▶ _Exercise description_
Retype, exactly as they stand, the lines from the start of the data to the line that contains "97.6, 100, 100]", both ends included. Leave the pictures out.

▶ _Input records_
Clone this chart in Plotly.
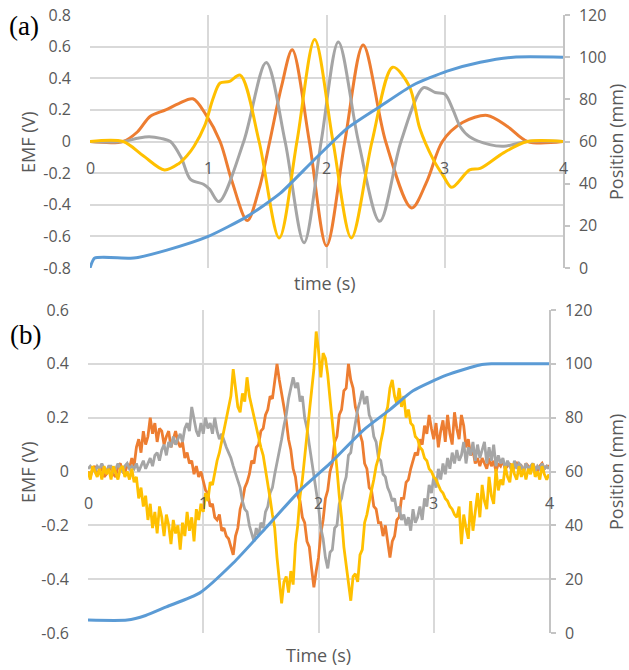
import plotly.graph_objects as go

W, H = 629, 670

# ---------------- Panel (a): simulated (smooth) ----------------
a_orange_t = [0, 0.28, 0.4, 0.51, 0.64, 0.75, 0.87, 0.98, 1.1, 1.2, 1.33, 1.43, 1.52, 1.62, 1.71, 1.855, 2.0, 2.155, 2.31, 2.5, 2.72, 2.85, 2.98, 3.15, 3.36, 3.53, 3.7, 4.0]
a_orange_v = [0, 0, 0.06, 0.16, 0.2, 0.24, 0.27, 0.17, 0.0, -0.25, -0.5, -0.3, 0.0, 0.35, 0.58, 0.0, -0.66, 0.0, 0.61, 0.0, -0.42, -0.25, 0.0, 0.12, 0.165, 0.095, 0.0, 0.0]

a_gray_t = [0, 0.28, 0.4, 0.5, 0.6, 0.68, 0.77, 0.85, 0.96, 1.01, 1.09, 1.3, 1.49, 1.65, 1.81, 1.955, 2.1, 2.27, 2.45, 2.63, 2.82, 2.92, 3.0, 3.07, 3.13, 3.21, 3.38, 3.5, 3.7, 4.0]
a_gray_v = [0, 0, 0.02, 0.03, 0.02, 0.0, -0.1, -0.24, -0.27, -0.3, -0.38, 0.0, 0.5, 0.0, -0.64, 0.0, 0.63, 0.0, -0.505, 0.0, 0.34, 0.31, 0.30, 0.2, 0.095, 0.03, -0.02, -0.03, 0.0, 0.0]

a_yellow_t = [0, 0.28, 0.45, 0.63, 0.75, 0.82, 0.88, 0.97, 1.04, 1.1, 1.18, 1.27, 1.43, 1.6, 1.75, 1.9, 2.055, 2.21, 2.385, 2.56, 2.7, 2.79, 2.9, 2.99, 3.06, 3.21, 3.3, 3.5, 3.7, 4.0]
a_yellow_v = [0, 0, -0.09, -0.18, -0.14, -0.09, -0.03, 0.1, 0.27, 0.37, 0.38, 0.42, 0.0, -0.61, 0.0, 0.645, 0.0, -0.61, 0.0, 0.47, 0.35, 0.08, -0.11, -0.22, -0.29, -0.18, -0.17, -0.07, 0.0, 0.0]

a_pos_t = [0, 0.04, 0.37, 0.65, 1.0, 1.33, 1.61, 1.89, 2.17, 2.45, 2.73, 3.02, 3.3, 3.58, 4.0]
a_pos_mm = [0, 4.7, 4.7, 8.5, 15, 24.5, 35.5, 51, 66, 76.5, 86.7, 93.4, 97.6, 100, 100]

# ---------------- Panel (b): measured (noisy), sampled every 0.02 s ----------------
b_t = [round(i * 0.02, 2) for i in range(201)]
b_orange = [
    0.00, -0.02, 0.01, 0.02, -0.01, 0.00, 0.02, -0.02, -0.01, 0.02,
    0.01, -0.01, -0.02, 0.02, 0.03, 0.00, -0.01, 0.03, 0.01, 0.05,
    0.02, 0.09, 0.12, 0.07, 0.15, 0.10, 0.13, 0.20, 0.14, 0.18,
    0.11, 0.16, 0.15, 0.10, 0.13, 0.15, 0.09, 0.12, 0.15, 0.11,
    0.09, 0.11, 0.05, 0.07, 0.03, 0.04, -0.01, 0.02, -0.02, 0.00,
    -0.04, -0.07, -0.08, -0.13, -0.12, -0.17, -0.18, -0.16, -0.22, -0.21,
    -0.24, -0.25, -0.28, -0.31, -0.24, -0.21, -0.14, -0.11, -0.06, -0.04,
    -0.01, 0.04, 0.03, 0.09, 0.10, 0.15, 0.16, 0.21, 0.23, 0.28,
    0.27, 0.34, 0.40, 0.34, 0.29, 0.23, 0.19, 0.12, 0.08, 0.01,
    -0.02, -0.09, -0.11, -0.17, -0.19, -0.26, -0.28, -0.36, -0.43, -0.37,
    -0.32, -0.23, -0.18, -0.10, -0.07, 0.00, 0.03, 0.11, 0.13, 0.21,
    0.23, 0.30, 0.31, 0.40, 0.34, 0.31, 0.24, 0.21, 0.14, 0.11,
    0.03, 0.01, -0.06, -0.07, -0.13, -0.14, -0.19, -0.19, -0.24, -0.20,
    -0.27, -0.32, -0.26, -0.24, -0.18, -0.17, -0.10, -0.10, -0.04, -0.03,
    0.01, 0.04, 0.07, 0.06, 0.12, 0.10, 0.17, 0.14, 0.21, 0.16,
    0.12, 0.18, 0.09, 0.15, 0.19, 0.11, 0.21, 0.14, 0.10, 0.22,
    0.16, 0.12, 0.21, 0.17, 0.09, 0.12, 0.06, 0.08, 0.03, 0.05,
    0.02, 0.05, 0.03, 0.01, 0.05, 0.02, 0.04, 0.00, 0.03, 0.02,
    0.04, 0.01, 0.02, 0.03, 0.00, 0.02, 0.03, 0.01, 0.02, 0.00,
    0.03, 0.02, 0.01, 0.03, 0.01, 0.00, 0.02, 0.03, 0.01, 0.02,
    0.02]
b_gray = [
    0.01, 0.02, 0.01, 0.00, 0.02, 0.01, 0.03, 0.01, 0.00, 0.02,
    0.02, 0.00, 0.01, 0.03, 0.01, 0.00, 0.02, 0.03, 0.01, 0.02,
    0.01, 0.03, 0.00, 0.02, 0.04, 0.01, 0.03, 0.05, 0.02, 0.06,
    0.07, 0.04, 0.08, 0.10, 0.06, 0.11, 0.09, 0.13, 0.10, 0.12,
    0.14, 0.11, 0.16, 0.18, 0.15, 0.24, 0.19, 0.15, 0.13, 0.18,
    0.14, 0.20, 0.16, 0.18, 0.14, 0.20, 0.15, 0.12, 0.14, 0.11,
    0.09, 0.07, 0.05, 0.02, -0.01, -0.04, -0.06, -0.11, -0.14, -0.15,
    -0.20, -0.23, -0.26, -0.21, -0.24, -0.19, -0.21, -0.15, -0.13, -0.08,
    -0.06, -0.01, 0.03, 0.08, 0.12, 0.17, 0.21, 0.27, 0.31, 0.35,
    0.31, 0.33, 0.26, 0.28, 0.20, 0.16, 0.10, 0.04, -0.01, -0.08,
    -0.13, -0.21, -0.25, -0.32, -0.36, -0.30, -0.29, -0.21, -0.20, -0.12,
    -0.10, -0.05, -0.02, 0.06, 0.07, 0.13, 0.18, 0.23, 0.26, 0.30,
    0.25, 0.28, 0.21, 0.19, 0.13, 0.11, 0.05, 0.04, -0.01, -0.02,
    -0.06, -0.08, -0.11, -0.10, -0.15, -0.13, -0.18, -0.16, -0.20, -0.17,
    -0.22, -0.14, -0.19, -0.17, -0.13, -0.18, -0.10, -0.13, -0.05, -0.08,
    -0.02, -0.06, 0.01, -0.03, 0.03, -0.01, 0.05, 0.01, 0.07, 0.03,
    0.08, 0.04, 0.06, 0.11, 0.03, 0.09, 0.06, 0.11, 0.04, 0.10,
    0.05, 0.08, 0.11, 0.03, 0.09, 0.04, 0.10, 0.02, 0.06, 0.03,
    0.05, 0.01, 0.04, 0.02, 0.00, 0.04, 0.01, 0.03, 0.02, 0.00,
    0.03, 0.01, 0.02, 0.03, 0.00, 0.02, 0.01, 0.03, 0.01, 0.02,
    0.01]
b_yellow = [
    0.00, -0.03, 0.02, 0.00, -0.02, 0.01, -0.03, 0.02, -0.01, 0.01,
    -0.03, 0.02, -0.01, -0.03, 0.01, 0.02, -0.02, 0.00, -0.03, 0.01,
    -0.04, -0.02, -0.10, -0.06, -0.13, -0.09, -0.18, -0.12, -0.21, -0.15,
    -0.23, -0.13, -0.17, -0.24, -0.16, -0.20, -0.27, -0.18, -0.23, -0.20,
    -0.29, -0.19, -0.24, -0.15, -0.22, -0.17, -0.26, -0.14, -0.18, -0.12,
    -0.15, -0.08, -0.11, -0.04, -0.05, 0.00, 0.04, 0.07, 0.11, 0.16,
    0.19, 0.24, 0.28, 0.38, 0.30, 0.24, 0.22, 0.29, 0.26, 0.35,
    0.28, 0.24, 0.20, 0.16, 0.13, 0.09, 0.06, 0.01, -0.05, -0.10,
    -0.16, -0.21, -0.32, -0.40, -0.49, -0.41, -0.39, -0.45, -0.37, -0.42,
    -0.27, -0.20, -0.09, -0.03, 0.06, 0.13, 0.22, 0.30, 0.38, 0.52,
    0.45, 0.35, 0.44, 0.42, 0.36, 0.27, 0.19, 0.10, 0.01, -0.09,
    -0.17, -0.28, -0.35, -0.43, -0.48, -0.39, -0.38, -0.41, -0.31, -0.29,
    -0.19, -0.16, -0.11, -0.07, -0.03, 0.02, 0.05, 0.11, 0.15, 0.21,
    0.24, 0.31, 0.34, 0.28, 0.25, 0.31, 0.24, 0.28, 0.20, 0.23,
    0.18, 0.17, 0.13, 0.12, 0.09, 0.08, 0.05, 0.04, 0.01, 0.00,
    -0.02, -0.03, -0.05, -0.07, -0.08, -0.10, -0.11, -0.13, -0.14, -0.16,
    -0.17, -0.13, -0.27, -0.16, -0.21, -0.25, -0.11, -0.22, -0.15, -0.08,
    -0.17, -0.05, -0.11, -0.14, -0.02, -0.09, -0.12, 0.01, -0.07, -0.03,
    -0.05, 0.02, -0.02, -0.04, 0.03, -0.01, -0.03, 0.02, -0.02, 0.01,
    -0.03, 0.01, -0.01, 0.03, -0.02, 0.00, -0.03, 0.02, -0.01, -0.03,
    -0.01]

b_pos_t = [0, 0.34, 0.5, 0.68, 0.97, 1.26, 1.55, 1.84, 2.1, 2.39, 2.62, 2.82, 3.11, 3.4, 3.5, 4.0]
b_pos_mm = [4.8, 4.8, 6.5, 9.7, 14.9, 26, 39.4, 53, 63, 75.4, 83, 90, 95.8, 99.6, 100, 100]

a_emf_ticks = [-0.8, -0.6, -0.4, -0.2, 0, 0.2, 0.4, 0.6, 0.8]
b_emf_ticks = [-0.6, -0.4, -0.2, 0, 0.2, 0.4, 0.6]
pos_ticks = [0, 20, 40, 60, 80, 100, 120]
time_ticks = [0, 1, 2, 3, 4]

ORANGE, GRAY, YELLOW, BLUE = "#ED7D31", "#A5A5A5", "#FFC000", "#5B9BD5"
TXT = "#595959"
GRID = "#D9D9D9"
FONT = "Open Sans"

fig = go.Figure()

# panel (a)
for tt, vv, col in [(a_orange_t, a_orange_v, ORANGE), (a_gray_t, a_gray_v, GRAY), (a_yellow_t, a_yellow_v, YELLOW)]:
    fig.add_trace(go.Scatter(x=tt, y=vv, mode="lines", line=dict(color=col, width=3, shape="spline", smoothing=0.9),
                             xaxis="x", yaxis="y"))
fig.add_trace(go.Scatter(x=a_pos_t, y=a_pos_mm, mode="lines", line=dict(color=BLUE, width=3, shape="spline", smoothing=0.6),
                         xaxis="x", yaxis="y2"))

# panel (b)
for vv, col in [(b_orange, ORANGE), (b_gray, GRAY), (b_yellow, YELLOW)]:
    fig.add_trace(go.Scatter(x=b_t, y=vv, mode="lines", line=dict(color=col, width=2.8), xaxis="x2", yaxis="y3"))
fig.add_trace(go.Scatter(x=b_pos_t, y=b_pos_mm, mode="lines", line=dict(color=BLUE, width=3, shape="spline", smoothing=0.6),
                         xaxis="x2", yaxis="y4"))

tickfont = dict(family=FONT, size=16, color=TXT)

ax_x = dict(range=[0, 4], tickvals=time_ticks, showticklabels=False, showgrid=True, gridcolor=GRID, gridwidth=1.5,
            zeroline=False, showline=False, ticks="", automargin=False)
ax_left = dict(showgrid=True, gridcolor=GRID, gridwidth=1.5, zeroline=False, showline=False, ticks="",
               tickfont=tickfont, ticklabelstandoff=18, automargin=False)
ax_right = dict(showgrid=False, zeroline=False, showline=True, linecolor="#C4C4C4", linewidth=1.5,
                ticks="outside", ticklen=5, tickcolor="#C4C4C4", tickwidth=1.5, side="right",
                tickfont=tickfont, tickvals=pos_ticks, ticktext=[str(v) for v in pos_ticks], range=[0, 120],
                ticklabelstandoff=6, automargin=False)

xa = [90 / W, 563 / W]
ya = [1 - 268 / H, 1 - 15 / H]
xb = [88 / W, 549 / W]
yb = [1 - 633 / H, 1 - 310 / H]

fig.update_layout(
    width=W, height=H, margin=dict(l=0, r=0, t=0, b=0, autoexpand=False),
    paper_bgcolor="white", plot_bgcolor="white", showlegend=False,
    xaxis=dict(domain=xa, anchor="y", **ax_x),
    yaxis=dict(domain=ya, anchor="x", range=[-0.8, 0.8], tickvals=a_emf_ticks,
               ticktext=["%g" % v for v in a_emf_ticks], **ax_left),
    yaxis2=dict(overlaying="y", anchor="x", **ax_right),
    xaxis2=dict(domain=xb, anchor="y3", **ax_x),
    yaxis3=dict(domain=yb, anchor="x2", range=[-0.6, 0.6], tickvals=b_emf_ticks,
                ticktext=["%g" % v for v in b_emf_ticks], **ax_left),
    yaxis4=dict(overlaying="y3", anchor="x2", **ax_right),
)

ann = []
# time tick labels sitting under the zero line
for t in time_ticks:
    ann.append(dict(x=t, y=0, xref="x", yref="y", text=str(t), showarrow=False, yshift=-27,
                    xanchor="center", yanchor="middle", font=tickfont))
    ann.append(dict(x=t, y=0, xref="x2", yref="y3", text=str(t), showarrow=False, yshift=-31,
                    xanchor="center", yanchor="middle", font=tickfont))

titlefont = dict(family=FONT, size=18, color=TXT)
serif = dict(family="Liberation Serif", size=27, color="black")


def pann(x, y, text, font, angle=0):
    return dict(x=x / W, y=1 - y / H, xref="paper", yref="paper", text=text, textangle=angle, showarrow=False,
                font=font, xanchor="center", yanchor="middle")


ann += [
    pann(325, 283, "time (s)", titlefont),
    pann(318, 655, "Time (s)", titlefont),
    pann(28, 142, "EMF (V)", titlefont, -90),
    pann(616, 142, "Position (mm)", titlefont, -90),
    pann(28, 472, "EMF (V)", titlefont, -90),
    pann(616, 472, "Position (mm)", titlefont, -90),
    pann(24, 26, "(a)", serif),
    pann(25, 335, "(b)", serif),
]
fig.update_layout(annotations=ann)

fig.write_html("out.html", config={"displayModeBar": False},
               post_script="document.body.style.margin='0px';document.body.style.overflow='hidden';")
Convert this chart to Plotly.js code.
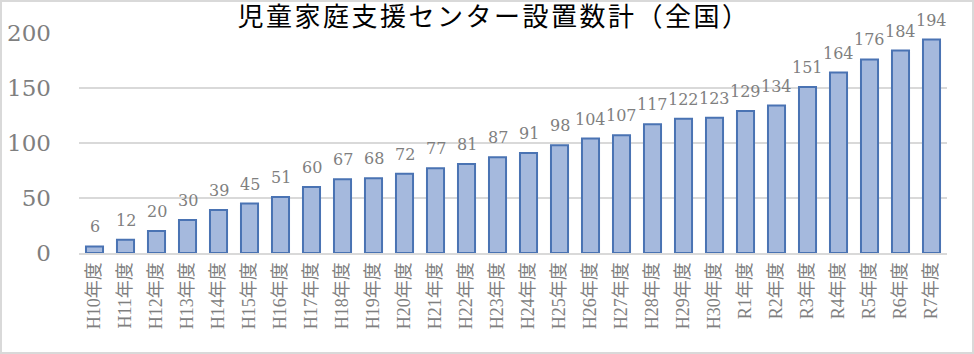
<!DOCTYPE html>
<html><head><meta charset="utf-8">
<script src="https://cdn.plot.ly/plotly-3.0.1.min.js"></script>
<style>
html,body{margin:0;padding:0;background:#fff;}
#wrap{position:relative;width:974px;height:354px;}
#chart{width:974px;height:354px;}
#frame{position:absolute;left:0;top:0;width:970px;height:350px;border:2px solid #d9d9d9;pointer-events:none;}
.gtitle{letter-spacing:2.5px;}
</style>
</head><body>
<div id="wrap"><div id="chart"></div><div id="frame"></div></div>
<script>
const categories = ['H10年度','H11年度','H12年度','H13年度','H14年度','H15年度','H16年度','H17年度','H18年度','H19年度','H20年度','H21年度','H22年度','H23年度','H24年度','H25年度','H26年度','H27年度','H28年度','H29年度','H30年度','R1年度','R2年度','R3年度','R4年度','R5年度','R6年度','R7年度'];
const centers = [6,12,20,30,39,45,51,60,67,68,72,77,81,87,91,98,104,107,117,122,123,129,134,151,164,176,184,194];
const yTicks = [0,50,100,150,200];

const serifL = '"Liberation Serif","Noto Sans CJK JP",serif';
const serifD = '"DejaVu Serif","Noto Sans CJK JP",serif';
const gray = '#7f7f7f';

const labels = categories.map((c, i) => ({
  x: c, y: centers[i], xref: 'x', yref: 'y',
  text: String(centers[i]), showarrow: false,
  yanchor: 'bottom', xanchor: 'center', yshift: 8,
  font: {family: serifD, size: 16, color: gray}
}));

Plotly.newPlot('chart', [{
  type: 'bar',
  x: categories,
  y: centers,
  marker: {color: '#a5b9dd', line: {color: '#4a73b3', width: 2}},
  width: 0.55,
  hoverinfo: 'none'
}], {
  width: 974, height: 354,
  margin: {l: 79, r: 27, t: 33, b: 101},
  paper_bgcolor: '#fff', plot_bgcolor: '#fff',
  showlegend: false,
  annotations: labels,
  title: {text: '児童家庭支援センター設置数計（全国）', x: 494/974, xref: 'container', xanchor: 'center', y: 1 - 17/354, yref: 'container', yanchor: 'middle', font: {family: serifL, size: 26, color: '#000'}},
  xaxis: {
    tickangle: -90, tickfont: {family: serifL, size: 18, color: gray},
    showline: true, linecolor: '#d9d9d9', linewidth: 2, ticks: '', showgrid: false,
    range: [-0.5, 27.5], fixedrange: true
  },
  yaxis: {
    range: [0, 200], tickvals: yTicks, ticktext: yTicks.map(String),
    tickfont: {family: serifD, size: 23, color: gray},
    showgrid: true, gridcolor: '#d9d9d9', gridwidth: 1.5, zeroline: false,
    ticks: '', ticklabelstandoff: 27, fixedrange: true
  }
}, {displayModeBar: false, staticPlot: true});
</script>
</body></html>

▶ _Final result_
Clone this chart in Plotly.
import plotly.graph_objects as go

W, H = 629, 670

# ---------------- Panel (a): simulated (smooth) ----------------
a_orange_t = [0, 0.28, 0.4, 0.51, 0.64, 0.75, 0.87, 0.98, 1.1, 1.2, 1.33, 1.43, 1.52, 1.62, 1.71, 1.855, 2.0, 2.155, 2.31, 2.5, 2.72, 2.85, 2.98, 3.15, 3.36, 3.53, 3.7, 4.0]
a_orange_v = [0, 0, 0.06, 0.16, 0.2, 0.24, 0.27, 0.17, 0.0, -0.25, -0.5, -0.3, 0.0, 0.35, 0.58, 0.0, -0.66, 0.0, 0.61, 0.0, -0.42, -0.25, 0.0, 0.12, 0.165, 0.095, 0.0, 0.0]

a_gray_t = [0, 0.28, 0.4, 0.5, 0.6, 0.68, 0.77, 0.85, 0.96, 1.01, 1.09, 1.3, 1.49, 1.65, 1.81, 1.955, 2.1, 2.27, 2.45, 2.63, 2.82, 2.92, 3.0, 3.07, 3.13, 3.21, 3.38, 3.5, 3.7, 4.0]
a_gray_v = [0, 0, 0.02, 0.03, 0.02, 0.0, -0.1, -0.24, -0.27, -0.3, -0.38, 0.0, 0.5, 0.0, -0.64, 0.0, 0.63, 0.0, -0.505, 0.0, 0.34, 0.31, 0.30, 0.2, 0.095, 0.03, -0.02, -0.03, 0.0, 0.0]

a_yellow_t = [0, 0.28, 0.45, 0.63, 0.75, 0.82, 0.88, 0.97, 1.04, 1.1, 1.18, 1.27, 1.43, 1.6, 1.75, 1.9, 2.055, 2.21, 2.385, 2.56, 2.7, 2.79, 2.9, 2.99, 3.06, 3.21, 3.3, 3.5, 3.7, 4.0]
a_yellow_v = [0, 0, -0.09, -0.18, -0.14, -0.09, -0.03, 0.1, 0.27, 0.37, 0.38, 0.42, 0.0, -0.61, 0.0, 0.645, 0.0, -0.61, 0.0, 0.47, 0.35, 0.08, -0.11, -0.22, -0.29, -0.18, -0.17, -0.07, 0.0, 0.0]

a_pos_t = [0, 0.04, 0.37, 0.65, 1.0, 1.33, 1.61, 1.89, 2.17, 2.45, 2.73, 3.02, 3.3, 3.58, 4.0]
a_pos_mm = [0, 4.7, 4.7, 8.5, 15, 24.5, 35.5, 51, 66, 76.5, 86.7, 93.4, 97.6, 100, 100]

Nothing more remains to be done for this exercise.